▶ RAW DATA:
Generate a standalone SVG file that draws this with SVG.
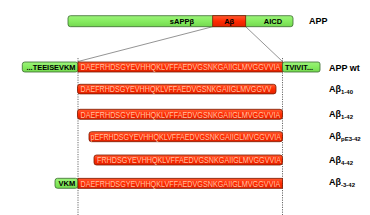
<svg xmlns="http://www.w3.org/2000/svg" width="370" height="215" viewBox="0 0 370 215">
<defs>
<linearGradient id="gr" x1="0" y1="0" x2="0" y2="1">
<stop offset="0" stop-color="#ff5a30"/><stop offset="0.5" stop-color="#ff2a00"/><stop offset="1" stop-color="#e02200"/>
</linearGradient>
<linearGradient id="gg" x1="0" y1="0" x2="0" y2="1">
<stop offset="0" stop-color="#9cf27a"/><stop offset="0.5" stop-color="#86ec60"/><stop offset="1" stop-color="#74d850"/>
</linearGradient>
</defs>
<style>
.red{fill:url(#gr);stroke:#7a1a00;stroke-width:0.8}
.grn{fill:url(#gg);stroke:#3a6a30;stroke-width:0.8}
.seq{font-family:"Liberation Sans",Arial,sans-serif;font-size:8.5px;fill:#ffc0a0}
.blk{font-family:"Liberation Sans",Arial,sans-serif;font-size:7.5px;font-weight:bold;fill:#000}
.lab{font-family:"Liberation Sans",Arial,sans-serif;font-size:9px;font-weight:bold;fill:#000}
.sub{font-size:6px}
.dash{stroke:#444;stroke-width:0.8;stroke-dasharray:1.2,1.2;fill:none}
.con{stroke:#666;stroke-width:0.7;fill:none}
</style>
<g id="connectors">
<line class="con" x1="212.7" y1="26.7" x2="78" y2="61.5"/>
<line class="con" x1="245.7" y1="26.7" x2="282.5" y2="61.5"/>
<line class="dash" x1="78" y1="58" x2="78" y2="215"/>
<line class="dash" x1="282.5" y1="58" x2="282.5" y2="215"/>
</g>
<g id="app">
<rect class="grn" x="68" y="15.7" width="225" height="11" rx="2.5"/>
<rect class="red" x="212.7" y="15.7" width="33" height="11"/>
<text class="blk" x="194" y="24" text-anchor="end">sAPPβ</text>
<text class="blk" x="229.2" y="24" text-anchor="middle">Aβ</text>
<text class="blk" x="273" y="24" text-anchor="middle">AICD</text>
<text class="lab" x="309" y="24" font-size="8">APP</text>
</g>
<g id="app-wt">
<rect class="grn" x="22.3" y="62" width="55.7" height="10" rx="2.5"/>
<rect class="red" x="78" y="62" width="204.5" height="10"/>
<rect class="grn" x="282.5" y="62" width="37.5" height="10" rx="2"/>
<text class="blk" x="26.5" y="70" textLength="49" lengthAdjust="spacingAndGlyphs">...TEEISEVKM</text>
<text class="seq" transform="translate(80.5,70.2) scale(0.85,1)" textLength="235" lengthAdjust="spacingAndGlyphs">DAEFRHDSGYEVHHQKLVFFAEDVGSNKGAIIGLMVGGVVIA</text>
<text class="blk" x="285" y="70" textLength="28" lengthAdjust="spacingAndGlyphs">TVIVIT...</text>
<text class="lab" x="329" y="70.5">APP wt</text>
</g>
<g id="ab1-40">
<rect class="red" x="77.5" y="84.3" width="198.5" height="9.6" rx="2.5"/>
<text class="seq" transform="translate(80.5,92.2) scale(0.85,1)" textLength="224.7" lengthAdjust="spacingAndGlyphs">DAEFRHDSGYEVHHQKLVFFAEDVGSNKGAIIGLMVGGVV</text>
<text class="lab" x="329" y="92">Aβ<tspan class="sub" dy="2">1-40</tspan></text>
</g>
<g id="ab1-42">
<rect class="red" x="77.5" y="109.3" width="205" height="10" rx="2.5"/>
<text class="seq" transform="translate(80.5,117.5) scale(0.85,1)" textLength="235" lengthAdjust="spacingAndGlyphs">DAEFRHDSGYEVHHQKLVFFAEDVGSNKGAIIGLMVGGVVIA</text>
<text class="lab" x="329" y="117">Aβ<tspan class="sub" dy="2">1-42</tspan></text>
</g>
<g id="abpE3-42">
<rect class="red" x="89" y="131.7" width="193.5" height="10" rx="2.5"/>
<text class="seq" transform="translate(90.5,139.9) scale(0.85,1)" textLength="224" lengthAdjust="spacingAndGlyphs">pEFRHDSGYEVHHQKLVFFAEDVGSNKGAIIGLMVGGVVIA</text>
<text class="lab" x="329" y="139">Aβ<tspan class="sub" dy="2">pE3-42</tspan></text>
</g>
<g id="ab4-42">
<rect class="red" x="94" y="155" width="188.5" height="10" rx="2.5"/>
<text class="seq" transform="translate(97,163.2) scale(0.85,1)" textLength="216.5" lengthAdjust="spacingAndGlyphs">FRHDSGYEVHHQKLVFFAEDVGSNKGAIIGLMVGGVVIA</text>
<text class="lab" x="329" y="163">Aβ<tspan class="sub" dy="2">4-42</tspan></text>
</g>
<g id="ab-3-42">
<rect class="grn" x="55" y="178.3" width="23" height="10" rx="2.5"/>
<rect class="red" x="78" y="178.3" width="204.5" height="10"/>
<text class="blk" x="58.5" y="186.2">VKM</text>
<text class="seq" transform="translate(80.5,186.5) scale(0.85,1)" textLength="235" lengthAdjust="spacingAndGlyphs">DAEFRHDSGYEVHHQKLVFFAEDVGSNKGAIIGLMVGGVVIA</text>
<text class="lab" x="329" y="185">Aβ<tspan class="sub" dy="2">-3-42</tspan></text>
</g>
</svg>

▶ WHAT TO PRODUCE:
Keep every word of the data as it is when you write it out, but drop the pictures.

▶ WORKED ANSWER:
Generate a standalone SVG file that draws this with SVG.
<svg xmlns="http://www.w3.org/2000/svg" width="370" height="215" viewBox="0 0 370 215">
<defs>
<linearGradient id="gr" x1="0" y1="0" x2="0" y2="1">
<stop offset="0" stop-color="#ff5a30"/><stop offset="0.5" stop-color="#ff2a00"/><stop offset="1" stop-color="#e02200"/>
</linearGradient>
<linearGradient id="gg" x1="0" y1="0" x2="0" y2="1">
<stop offset="0" stop-color="#9cf27a"/><stop offset="0.5" stop-color="#86ec60"/><stop offset="1" stop-color="#74d850"/>
</linearGradient>
</defs>
<style>
.red{fill:url(#gr);stroke:#7a1a00;stroke-width:0.8}
.grn{fill:url(#gg);stroke:#3a6a30;stroke-width:0.8}
.seq{font-family:"Liberation Sans",Arial,sans-serif;font-size:8.5px;fill:#ffc0a0}
.blk{font-family:"Liberation Sans",Arial,sans-serif;font-size:7.5px;font-weight:bold;fill:#000}
.lab{font-family:"Liberation Sans",Arial,sans-serif;font-size:9px;font-weight:bold;fill:#000}
.sub{font-size:6px}
.dash{stroke:#444;stroke-width:0.8;stroke-dasharray:1.2,1.2;fill:none}
.con{stroke:#666;stroke-width:0.7;fill:none}
</style>
<g id="connectors">
<line class="con" x1="212.7" y1="26.7" x2="78" y2="61.5"/>
<line class="con" x1="245.7" y1="26.7" x2="282.5" y2="61.5"/>
<line class="dash" x1="78" y1="58" x2="78" y2="215"/>
<line class="dash" x1="282.5" y1="58" x2="282.5" y2="215"/>
</g>
<g id="app">
<rect class="grn" x="68" y="15.7" width="225" height="11" rx="2.5"/>
<rect class="red" x="212.7" y="15.7" width="33" height="11"/>
<text class="blk" x="194" y="24" text-anchor="end">sAPPβ</text>
<text class="blk" x="229.2" y="24" text-anchor="middle">Aβ</text>
<text class="blk" x="273" y="24" text-anchor="middle">AICD</text>
<text class="lab" x="309" y="24" font-size="8">APP</text>
</g>
<g id="app-wt">
<rect class="grn" x="22.3" y="62" width="55.7" height="10" rx="2.5"/>
<rect class="red" x="78" y="62" width="204.5" height="10"/>
<rect class="grn" x="282.5" y="62" width="37.5" height="10" rx="2"/>
<text class="blk" x="26.5" y="70" textLength="49" lengthAdjust="spacingAndGlyphs">...TEEISEVKM</text>
<text class="seq" transform="translate(80.5,70.2) scale(0.85,1)" textLength="235" lengthAdjust="spacingAndGlyphs">DAEFRHDSGYEVHHQKLVFFAEDVGSNKGAIIGLMVGGVVIA</text>
<text class="blk" x="285" y="70" textLength="28" lengthAdjust="spacingAndGlyphs">TVIVIT...</text>
<text class="lab" x="329" y="70.5">APP wt</text>
</g>
<g id="ab1-40">
<rect class="red" x="77.5" y="84.3" width="198.5" height="9.6" rx="2.5"/>
<text class="seq" transform="translate(80.5,92.2) scale(0.85,1)" textLength="224.7" lengthAdjust="spacingAndGlyphs">DAEFRHDSGYEVHHQKLVFFAEDVGSNKGAIIGLMVGGVV</text>
<text class="lab" x="329" y="92">Aβ<tspan class="sub" dy="2">1-40</tspan></text>
</g>
<g id="ab1-42">
<rect class="red" x="77.5" y="109.3" width="205" height="10" rx="2.5"/>
<text class="seq" transform="translate(80.5,117.5) scale(0.85,1)" textLength="235" lengthAdjust="spacingAndGlyphs">DAEFRHDSGYEVHHQKLVFFAEDVGSNKGAIIGLMVGGVVIA</text>
<text class="lab" x="329" y="117">Aβ<tspan class="sub" dy="2">1-42</tspan></text>
</g>
<g id="abpE3-42">
<rect class="red" x="89" y="131.7" width="193.5" height="10" rx="2.5"/>
<text class="seq" transform="translate(90.5,139.9) scale(0.85,1)" textLength="224" lengthAdjust="spacingAndGlyphs">pEFRHDSGYEVHHQKLVFFAEDVGSNKGAIIGLMVGGVVIA</text>
<text class="lab" x="329" y="139">Aβ<tspan class="sub" dy="2">pE3-42</tspan></text>
</g>
<g id="ab4-42">
<rect class="red" x="94" y="155" width="188.5" height="10" rx="2.5"/>
<text class="seq" transform="translate(97,163.2) scale(0.85,1)" textLength="216.5" lengthAdjust="spacingAndGlyphs">FRHDSGYEVHHQKLVFFAEDVGSNKGAIIGLMVGGVVIA</text>
<text class="lab" x="329" y="163">Aβ<tspan class="sub" dy="2">4-42</tspan></text>
</g>
<g id="ab-3-42">
<rect class="grn" x="55" y="178.3" width="23" height="10" rx="2.5"/>
<rect class="red" x="78" y="178.3" width="204.5" height="10"/>
<text class="blk" x="58.5" y="186.2">VKM</text>
<text class="seq" transform="translate(80.5,186.5) scale(0.85,1)" textLength="235" lengthAdjust="spacingAndGlyphs">DAEFRHDSGYEVHHQKLVFFAEDVGSNKGAIIGLMVGGVVIA</text>
<text class="lab" x="329" y="185">Aβ<tspan class="sub" dy="2">-3-42</tspan></text>
</g>
</svg>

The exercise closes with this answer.